The commission's plan to cap the fees is intended to save investors some money. But some advisers predict it will actually drive up costs, as brokers shift to wrap accounts in a bid to preserve revenue

Brokers are livid over the SEC’s proposed revamp of 12(b)-1 fees, which they say will force them to use higher-priced mutual fund wrap accounts and turn their backs on small investors.

“The notion that this will save the consumer money is preposterous,” said Craig DuVarney, a CFP and independent broker with Royal Alliance Associates Inc., in Concord, Mass.

In announcing the proposed changes, the SEC said it wanted to protect investors from paying “disproportionate amounts of sales charges” with some share classes and increase competition among funds and dealers.

But “the minute [the new rule] is finalized … advisers are going to start making moves to maintain their revenue,” Mr.

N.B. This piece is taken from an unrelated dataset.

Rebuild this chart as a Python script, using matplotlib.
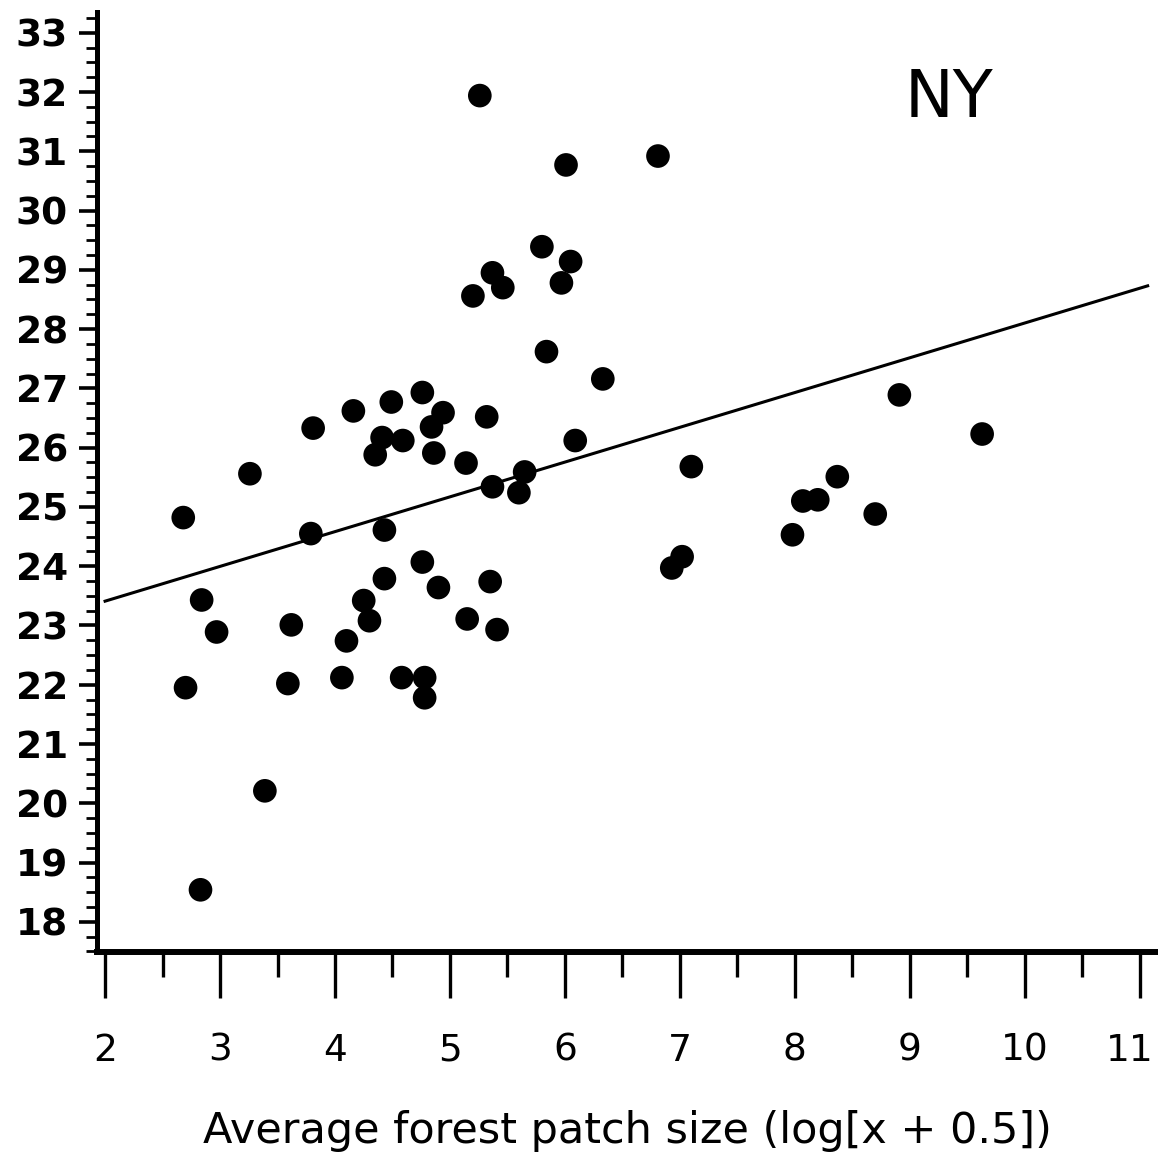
import matplotlib
matplotlib.use("Agg")
import matplotlib.pyplot as plt
from matplotlib.ticker import MultipleLocator
from matplotlib.transforms import ScaledTranslation

# average forest patch size (log[x + 0.5]) and the value on the y axis, NY sites
patch_size = [5.26, 6.01, 6.81, 5.80, 6.05, 5.37, 5.46, 5.20, 5.97, 5.84,
              6.33, 5.32, 6.09, 4.76, 4.49, 4.16, 3.81, 4.84, 4.94, 3.26,
              2.68, 4.35, 4.41, 4.59, 4.86, 5.14, 5.37, 5.65, 5.60, 3.79,
              4.43, 7.10, 8.37, 8.20, 8.07, 7.98, 8.70, 8.91, 9.63, 7.02,
              6.93, 4.76, 4.43, 5.35, 4.90, 4.25, 4.30, 2.84, 2.97, 3.62,
              5.15, 5.41, 4.10, 2.70, 3.59, 4.06, 4.58, 4.78, 4.78, 3.39,
              2.83]
richness = [31.94, 30.77, 30.92, 29.39, 29.14, 28.95, 28.70, 28.56, 28.78, 27.62,
            27.16, 26.52, 26.12, 26.93, 26.77, 26.62, 26.33, 26.35, 26.59, 25.56,
            24.82, 25.88, 26.17, 26.12, 25.91, 25.74, 25.34, 25.59, 25.24, 24.55,
            24.61, 25.68, 25.51, 25.12, 25.10, 24.53, 24.88, 26.89, 26.23, 24.16,
            23.97, 24.07, 23.79, 23.74, 23.64, 23.42, 23.08, 23.43, 22.89, 23.01,
            23.11, 22.93, 22.74, 21.95, 22.02, 22.12, 22.12, 22.12, 21.78, 20.21,
            18.54]

# regression line, end points
fit_x = [2.0, 11.07]
fit_y = [23.41, 28.73]

x_ticks = list(range(2, 12))
y_ticks = list(range(18, 34))
panel = "NY"
x_title = "Average forest patch size (log[x + 0.5])"

fig = plt.figure(figsize=(11.58, 11.67), dpi=100)
ax = fig.add_axes([0.0838, 0.1842, 0.9162, 0.8055])

ax.scatter(patch_size, richness, s=290, c="black", edgecolors="none", zorder=3)
ax.plot(fit_x, fit_y, color="black", lw=2.2, zorder=2)

ax.set_xlim(1.93, 11.16)
ax.set_ylim(17.49, 33.35)

ax.set_xticks(x_ticks)
ax.set_yticks(y_ticks)
ax.xaxis.set_minor_locator(MultipleLocator(0.5))
ax.yaxis.set_minor_locator(MultipleLocator(0.25))

for side in ["top", "right"]:
    ax.spines[side].set_visible(False)
ax.spines["left"].set_linewidth(3.6)
ax.spines["bottom"].set_linewidth(4.3)

ax.tick_params(axis="x", which="major", direction="out", length=33, width=2.4,
               pad=25, labelsize=27)
ax.tick_params(axis="x", which="minor", direction="out", length=18, width=2.4)
ax.tick_params(axis="y", which="major", direction="out", length=13, width=2.6,
               pad=8, labelsize=27)
ax.tick_params(axis="y", which="minor", direction="out", length=8, width=2.0)
for lab in ax.get_yticklabels():
    lab.set_fontweight("bold")

# last x label sits at the figure edge: right-align it so it is not cut
last = ax.get_xticklabels()[-1]
last.set_horizontalalignment("right")
last.set_transform(last.get_transform() + ScaledTranslation(10 / 72, 0, fig.dpi_scale_trans))

ax.set_xlabel(x_title, fontsize=31, labelpad=30)
ax.text(9.34, 31.89, panel, fontsize=47, ha="center", va="center")

fig.savefig("out.png", dpi=100)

DuVarney said.

That’s because the proposal would cap the total amount of fees an investor could be charged on C shares. Those spread-load shares would have to convert to A shares or a similar class with no 12(b)-1 fees after four to seven years in most cases.

Existing C shares would have to be converted five years from the effective date of the new rule.

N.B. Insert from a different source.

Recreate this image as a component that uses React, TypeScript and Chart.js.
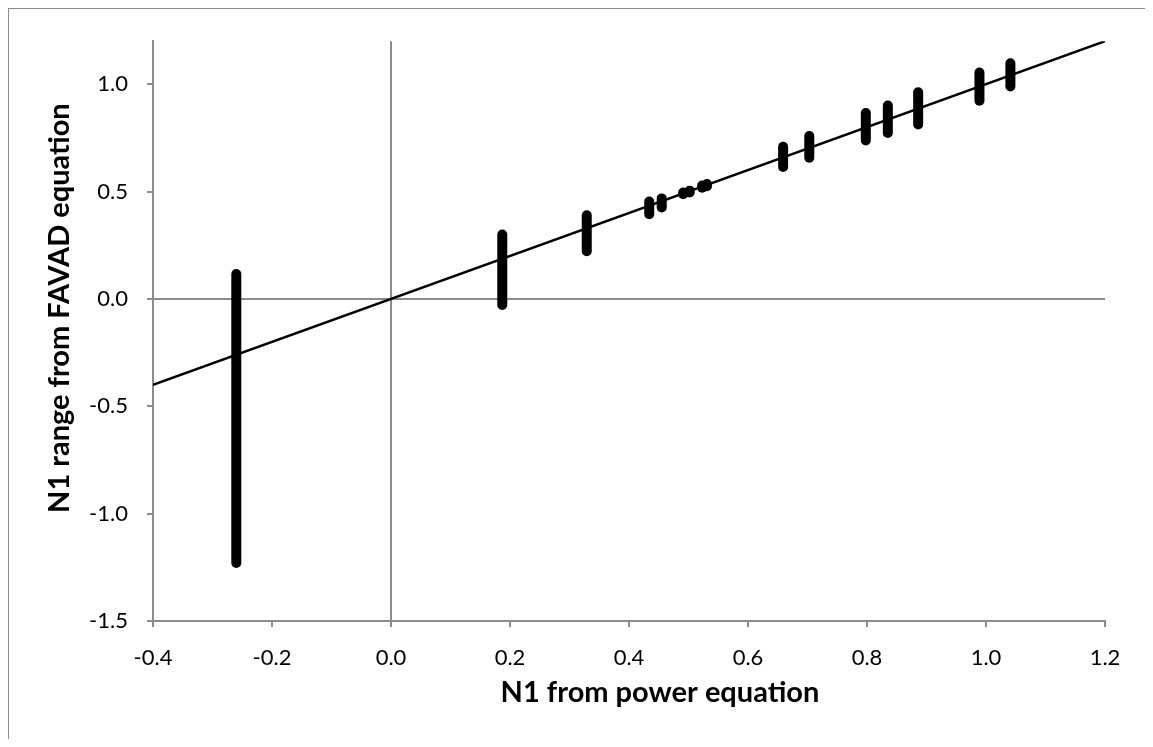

At that point, firms and individual brokers will face a “sudden drop in revenue,” predicted Louis Harvey, chief executive of industry researcher Dalbar Inc. “There will be enormous economic pressure” to maintain ongoing revenues, he said, which will force many advisers to shift to fee-based accounts.

Some brokers, spooked by earlier SEC discussions about 12(b)-1 fees, are already making the shift.

Mr. DuVarney said that since the start of the year he has moved about half of the $62 million he manages for clients into fee-based accounts. “In almost every case, I went to clients and applied for a raise,” he said.

According to Cerulli Associates Inc., the average fee charged on fund wrap platforms was 1.11% last year, not including underlying fund costs. The average 12(b)-1 fee on C shares is 0.95%, according to Morningstar Inc. That figure does not include other costs like management fees.

Brokers also worry that, if C shares disappear, smaller investors will be abandoned or sold A shares and then forgotten. They also point out that scores of small investors may not meet minimums on many fee-based advisory accounts.

The SEC’s proposal would preserve the 0.25% service fee. But brokers say that’s not enough to provide ongoing service to small accounts.